Friday, February 1, 2008

Student Film of the Week: White Lies

Writers are often told, “Write what you know.” That can be difficult when you’re still a college student and haven’t had much life experience. Actually, some of the best writers haven’t experienced anything close to what they write about. But when a story comes around that’s as genuine as Jessica Dito and Frank Sun’s White Lies, you know that it’s key themes and ideas are woven somehow into the fabric of their experience.

White Lies is about a grown woman thinking back to the lies her mother told her to protect her from the harsh realities of the world. There was Santa Claus, the Easter Bunny, the Tooth Fairy. Then there was the lie that her cat Gus had just “gone away for awhile” to a “nice place.” Finally, though, when her serviceman father is killed, there’s no way to shield her from reality any longer. But understanding now what her mother was trying to do, that she was trying to preserve for her daughter the innocence of childhood, makes her appreciate her mother’s love for her all the more. “I forgave my mother, and I hope someday my daughter will forgive me too.”

Whether or not the actual events of this film occurred in the lives of Sun or Dito is less important than their grasping at universal truths. Everybody’s parents lie to them at some point, not out of malicious deceit but from benevolence, from the knowledge that falsehoods can be easier to take at a young age than harsh reality. That Sun and Dito have made a film about universal truths that is also so attuned to nuances of the human experience, shows a master’s ability to capture both the universal and the personal, the general and the specific.

What could have been a pedantic film about “making a point” becomes much more interesting because of the personal nature of what happens on screen. The film starts off with the little girl staring out of her car window, then cutting to close-ups of her late father’s flag, her mother’s wedding ring, and her mother looking in the rear-view mirror to check on how her daughter is doing. It was a smart choice not to let the voiceover narration play too large of a role in the film, but rather use it just to set up the basic ideas. Instead, setting up the relationships between the characters and what they are doing through the visuals is a much more effective choice. Right away, we know that someone close to the little girl (probably her father) has died in combat because she is holding the flag, and that it’s her mother driving the car because of the concern she shows looking back at her daughter through the mirror.
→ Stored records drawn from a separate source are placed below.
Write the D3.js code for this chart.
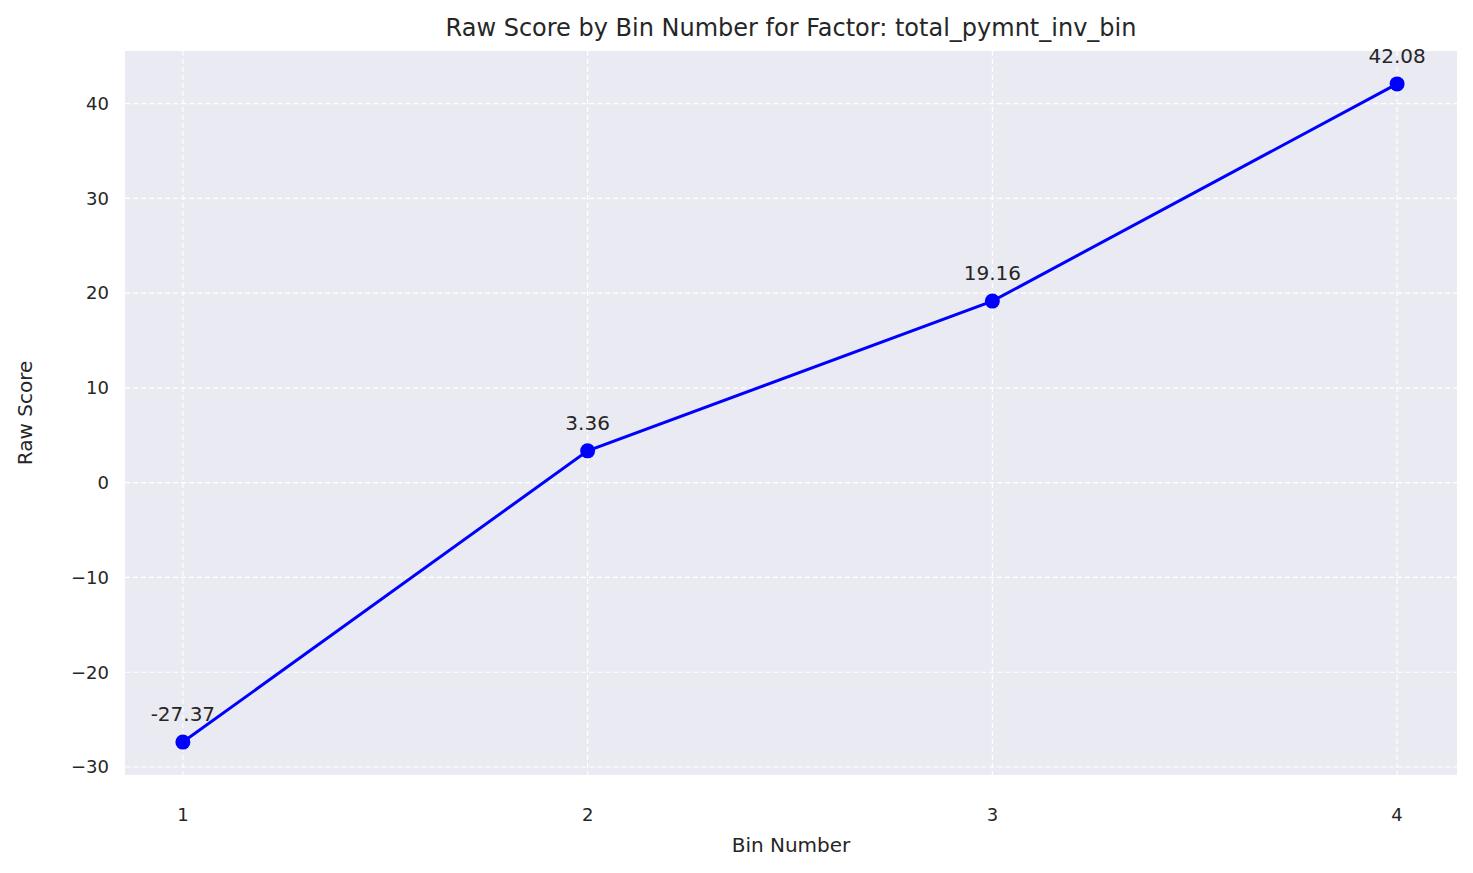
<!DOCTYPE html>
<html>
<head>
<meta charset="utf-8">
<script src="https://cdn.jsdelivr.net/npm/d3@7"></script>
<style>
  body { margin: 0; background: #fff; }
  text { font-family: "DejaVu Sans", sans-serif; fill: #262626; }
</style>
</head>
<body>
<svg id="chart" width="1473" height="873"></svg>
<script>
// data
const bins = [1, 2, 3, 4];
const scores = [-27.37, 3.36, 19.16, 42.08];
const yTicks = [-30, -20, -10, 0, 10, 20, 30, 40];

const svg = d3.select("#chart"),
    margin = {top: 51, right: 16, bottom: 98, left: 125},
    width = 1473 - margin.left - margin.right,
    height = 873 - margin.top - margin.bottom;

const g = svg.append("g").attr("transform", "translate(" + margin.left + "," + margin.top + ")");

let yMin = d3.min(scores), yMax = d3.max(scores), pad = (yMax - yMin) * 0.05;
let x = d3.scaleLinear().domain([0.857, 4.148]).range([0, width]);
let y = d3.scaleLinear().domain([yMin - pad, yMax + pad]).range([height, 0]);

g.append("rect").attr("width", width).attr("height", height).attr("fill", "#eaeaf2");

// grid
g.selectAll(".gx").data(bins).enter().append("line")
    .attr("x1", d => x(d)).attr("x2", d => x(d)).attr("y1", 0).attr("y2", height)
    .attr("stroke", "#fff").attr("stroke-width", 1.2).attr("stroke-dasharray", "5,3");
g.selectAll(".gy").data(yTicks).enter().append("line")
    .attr("x1", 0).attr("x2", width).attr("y1", d => y(d)).attr("y2", d => y(d))
    .attr("stroke", "#fff").attr("stroke-width", 1.2).attr("stroke-dasharray", "5,3");

// tick labels
g.selectAll(".xt").data(bins).enter().append("text")
    .attr("x", d => x(d)).attr("y", height + 46).attr("text-anchor", "middle")
    .attr("font-size", 18).text(d => d);
g.selectAll(".yt").data(yTicks).enter().append("text")
    .attr("x", -16).attr("y", d => y(d)).attr("dy", "0.35em").attr("text-anchor", "end")
    .attr("font-size", 18).text(d => d < 0 ? "\u2212" + Math.abs(d) : d);

// line + markers
let line = d3.line().x((d, i) => x(bins[i])).y(d => y(d));
g.append("path").datum(scores).attr("d", line)
    .attr("fill", "none").attr("stroke", "#0000ff").attr("stroke-width", 3);
g.selectAll(".pt").data(scores).enter().append("circle")
    .attr("cx", (d, i) => x(bins[i])).attr("cy", d => y(d)).attr("r", 7.5).attr("fill", "#0000ff");
g.selectAll(".lbl").data(scores).enter().append("text")
    .attr("x", (d, i) => x(bins[i])).attr("y", d => y(d) - 21).attr("text-anchor", "middle")
    .attr("font-size", 20).text(d => d.toFixed(2));

// titles
svg.append("text").attr("x", margin.left + width / 2).attr("y", 36).attr("text-anchor", "middle")
    .attr("font-size", 24).text("Raw Score by Bin Number for Factor: total_pymnt_inv_bin");
svg.append("text").attr("x", margin.left + width / 2).attr("y", 852).attr("text-anchor", "middle")
    .attr("font-size", 20).text("Bin Number");
svg.append("text").attr("transform", "translate(32," + (margin.top + height / 2) + ") rotate(-90)")
    .attr("text-anchor", "middle").attr("font-size", 20).text("Raw Score");
</script>
</body>
</html>
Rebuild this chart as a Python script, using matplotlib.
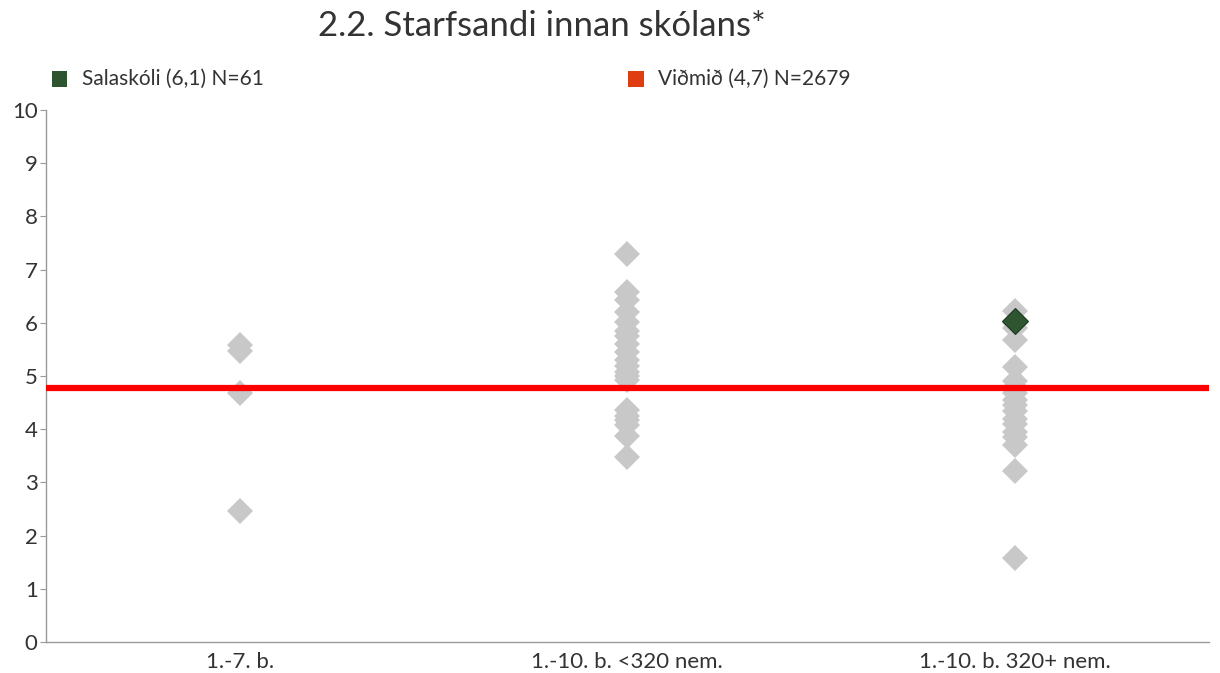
import numpy as np
import matplotlib.pyplot as plt
import matplotlib.patches as mpatches

plt.rcParams['font.family'] = ['Lato', 'DejaVu Sans']

categories = ["1.-7. b.", "1.-10. b. <320 nem.", "1.-10. b. 320+ nem."]

# other schools, per group
grp1 = [5.58, 5.47, 4.68, 2.46]
grp2 = [7.29, 6.58, 6.43, 6.2, 6.02, 5.85, 5.75, 5.6, 5.45, 5.3, 5.18, 5.08, 5.0, 4.92,
        4.36, 4.25, 4.17, 4.08, 3.87, 3.48]
grp3 = [6.22, 6.0, 5.9, 5.68, 5.17, 4.9, 4.8, 4.68, 4.55, 4.45, 4.35, 4.2, 4.1, 3.95,
        3.85, 3.7, 3.22, 1.58]
groups = [grp1, grp2, grp3]

school_name = "Salaskóli (6,1) N=61"
school_group = 2
school_value = 6.03
ref_name = "Viðmið (4,7) N=2679"
ref_value = 4.78

fig = plt.figure(figsize=(12.2, 6.73), dpi=100)
ax = fig.add_axes([0.0377, 0.046, 0.953, 0.7905])

for i, g in enumerate(groups):
    ax.plot([i] * len(g), g, linestyle='none', marker='D', markersize=13.5,
            color='#c8c8c8', markeredgewidth=0, zorder=2)

ax.plot([school_group], [school_value], linestyle='none', marker='D', markersize=13.5,
        color='#2e5430', markeredgecolor='#1e3a20', markeredgewidth=0.8, zorder=4)
ax.axhline(ref_value, color='#ff0000', linewidth=4.5, zorder=3)

ax.set_xlim(-0.5, 2.5)
ax.set_ylim(0, 10)
ax.set_yticks(range(0, 11))
ax.set_xticks(range(len(categories)))
ax.set_xticklabels(categories)
ax.tick_params(axis='x', length=0, labelsize=16, colors='#333333', pad=7)
ax.tick_params(axis='y', length=4, labelsize=16, colors='#333333', pad=2)
ax.tick_params(axis='y', color='#999999')
for s in ['top', 'right']:
    ax.spines[s].set_visible(False)
for s in ['left', 'bottom']:
    ax.spines[s].set_color('#999999')
    ax.spines[s].set_linewidth(1)

fig.text(0.444, 0.962, "2.2. Starfsandi innan skólans*", ha='center', va='center',
         fontsize=25, color='#333333')

# legend
fig.patches.append(mpatches.Rectangle((0.0426, 0.871), 0.0125, 0.024, transform=fig.transFigure,
                                      facecolor='#2e5430', edgecolor='none'))
fig.text(0.067, 0.8835, school_name, ha='left', va='center', fontsize=15, color='#333333')
fig.patches.append(mpatches.Rectangle((0.515, 0.871), 0.0125, 0.024, transform=fig.transFigure,
                                      facecolor='#e03c12', edgecolor='none'))
fig.text(0.539, 0.8835, ref_name, ha='left', va='center', fontsize=15, color='#333333')

fig.savefig("out.png", dpi=100)
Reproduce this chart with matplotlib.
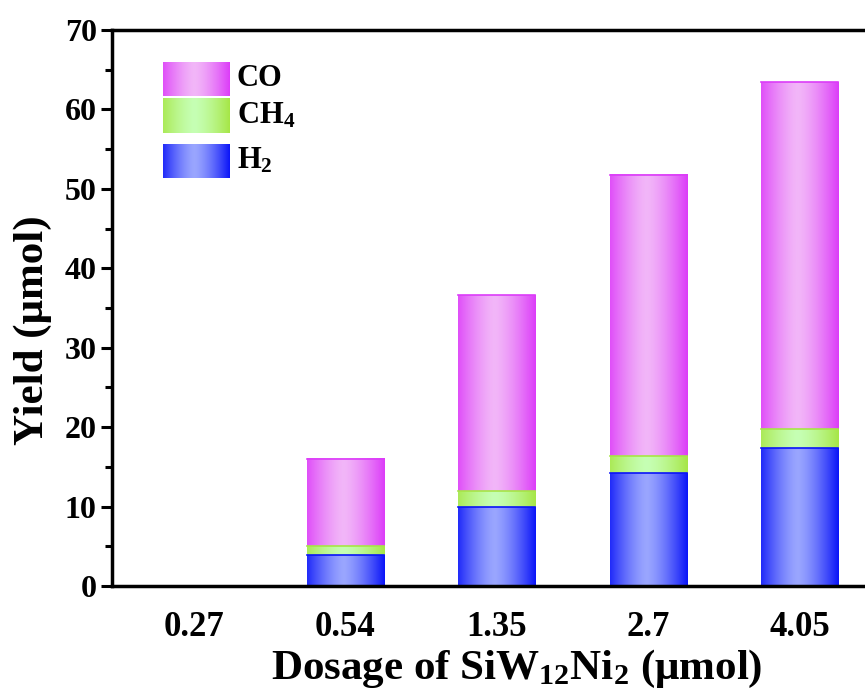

Sun and Dito handle the montage of moments where her mother lies to her extremely well. When the narrator mentions Santa Claus, a left-to-right tracking shot surveys the scene of Christmas morning then smoothly dissolves into another tracking shot of the girl discovering that the Tooth Fairy left her money before dissolving to yet another shot of the mother’s face obscured in shadow, with only her eyes illuminated by a key spotlight. That one shot of her mother covered in shadow but for her eyes, conveys such longing and hope for her daughter that she will never have to know pain or despair, but understanding that sadness is inevitable and a part of the human experience.

While all-too-many student filmmakers are merely making genre parodies full of inside-jokes for their friends, how refreshing it is to see a student film break out of merely the student experience and grasp at a greater humanity. White Lies isn’t just a great student film, it’s a great film.